BCAlgorithmConfig

class maze.train.trainers.imitation.bc_algorithm_config.BCAlgorithmConfig(n_epochs: int, device: str, batch_size: int, n_eval_workers: int, validation_percentage: float, eval_every_k_iterations: int, n_eval_episodes: int, max_episode_steps: int, optimizer: Any, loss: maze.train.trainers.imitation.bc_loss.BCLoss)

Algorithm parameters for behavioral cloning.

batch_size: int

Batch size for training

device: str

Either “cpu” or “cuda”

eval_every_k_iterations: int

Number of iterations after which to run evaluation (in addition to evaluations at the end of each epoch, which are run automatically). If set to None, evaluations will run on epoch end only.

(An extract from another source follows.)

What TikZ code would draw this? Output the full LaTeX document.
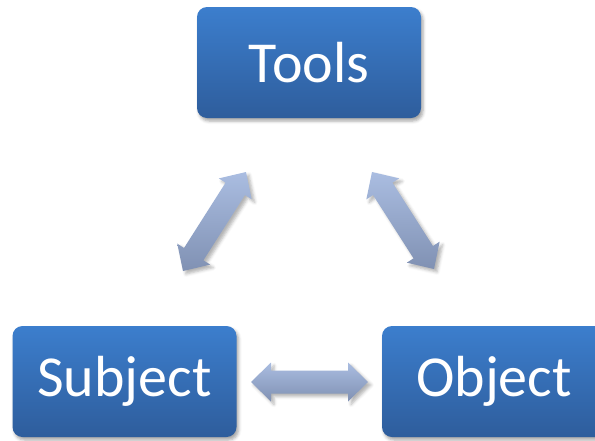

loss: maze.train.trainers.imitation.bc_loss.BCLoss

The loss to be used for the behavioural cloning

max_episode_steps: int

Max number of steps per episode to run during each evaluation rollout

n_epochs: int

number of epochs to train

n_eval_episodes: int

Number of episodes to run during each evaluation rollout

n_eval_workers: int

Number of workers to perform evaluation runs in. If set to 1, evaluation is performed in the main process.

optimizer: Any

The optimizer to use to update the policy.

validation_percentage: float

Percentage of the data used for validation.